It’s not often that you can compare the performance of a brand-new boat with different power configurations, but Back Cove has just released that information for its new 34O (for outboard) cruiser that will make its public debut at the Newport International Boat Show, starting Sept. 13. The standard power for the Maine-built couple’s cruiser is two 300-hp Yamaha outboards; two 350-hp Suzukis are an option. Here’s how they performed.
Back Cove tested the two power options three days apart in mid-August with about the same fuel, water and load in similar sea conditions on West Penobscot Bay near the factory in Rockland, Maine. In both cases, the time to plane was the same: 4.5 seconds. So was the time of 0 to 30 mph: 9.8 seconds.
At top speed, the Suzukis were 3 knots faster, 40.5 knots to the Yamahas’ 37.5 knots.
And at the lower end, 3000 rpm, the Suzukis were more than 2 knots faster, 13.6 knots to the Yamahas’ 11.5 knots. At that rpm, the Suzukis also were more efficient, burning 12.6 gph for a range of 243 nm, while the Yamahas burned 12.5 gph for a range of 207 nm.

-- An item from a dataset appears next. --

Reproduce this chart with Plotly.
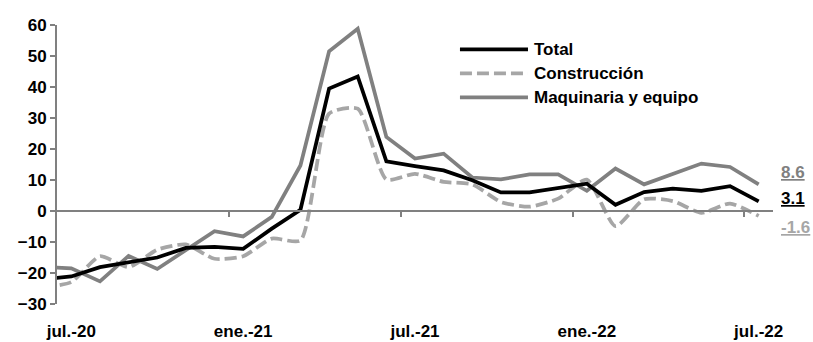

The sound levels were the same, at 72 dB(A).
Throughout the normal cruising range the two were generally not far apart.
At a normal cruising speed of 3500 rpm, the Yamahas ran at 17.0 knots, burning 17 gph, with a range of 225 nm and dB(A) of 76.
At 3500 rpm the Suzukis ran at 18.5 knots, burning 18.0 gph, with a range of 231 nm and a dB(A) of 78.
At 5000 rpm, the Yamahas ran at 31.4 knots, burning 37.5 gph, with a range of 188 nm and a dB(A) of 78.
At 5000 rpm, the Suzukis ran at 32.4 knots, burning 36.6 gph, with a range of 199 nm and a dB(A) of 85.
At a wide-open 6000 rpm, the Yamahas ran at 37.5 knots, burning 52.9 gph, with a range of 159 nm and a dB(A) of 86.
At 6000 rpm, the Suzukis ran at 40.5 knots, burning 58.4 gph with a range of 156 nm and a dB(A) of 88.